9. The method of claim 1, wherein in the step (a), the cap is formed by injection-molding a light-permeable plastic material.

10. A keycap, comprising:

a cap;

a layer structure of ink formed on the cap by an in-mold transfer method, the layer structure of ink having a pattern which is formed by a high energy optical engraving method; and

a light-permeable protection layer formed on the layer structure of ink and covering the pattern.

11. The keycap of claim 10, further comprising an adhesive layer sticking the layer structure of ink on the cap.

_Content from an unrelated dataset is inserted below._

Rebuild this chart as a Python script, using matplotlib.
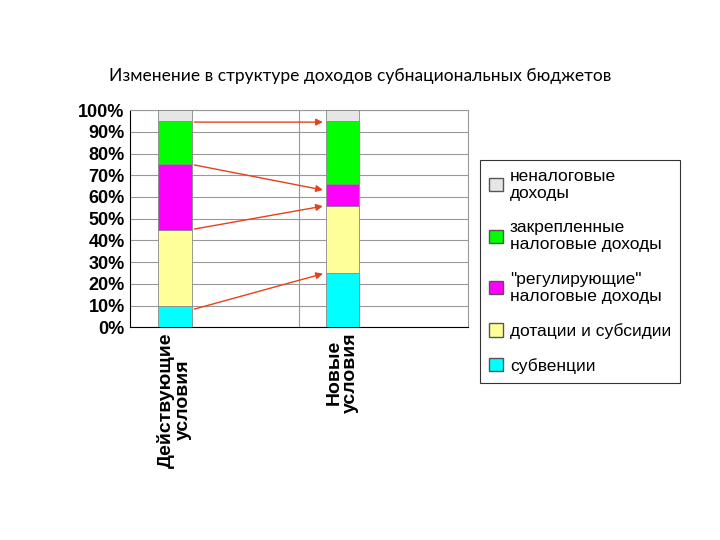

12. The keycap of claim 10, wherein the layer structure of ink comprises a light-permeable ink layer and a masking ink layer, the light-permeable ink layer is located between the cap and the masking ink layer, and the pattern is formed by the masking ink layer.

13. The keycap of claim 10, wherein the light-permeable protection layer is a first ultraviolet-cured layer.

14. The keycap of claim 13, wherein the cap has a top surface and a side surface, the pattern is located above the top surface, and the light-permeable protection layer is formed above the top surface and the side surface.

15. The keycap of claim 10, wherein the cap has a top surface and a side surface, the light-permeable protection layer comprises a first ultraviolet-cured layer and a second ultraviolet-cured layer, the second ultraviolet-cured layer is formed on the layer structure of ink, the first ultraviolet-cured layer is formed on the second ultraviolet-cured layer and is located above the top surface, and the pattern is formed simultaneously by the second ultraviolet-cured layer and the layer structure of ink and is located above the top surface.

16. The keycap of claim 10, wherein the cap is light-permeable.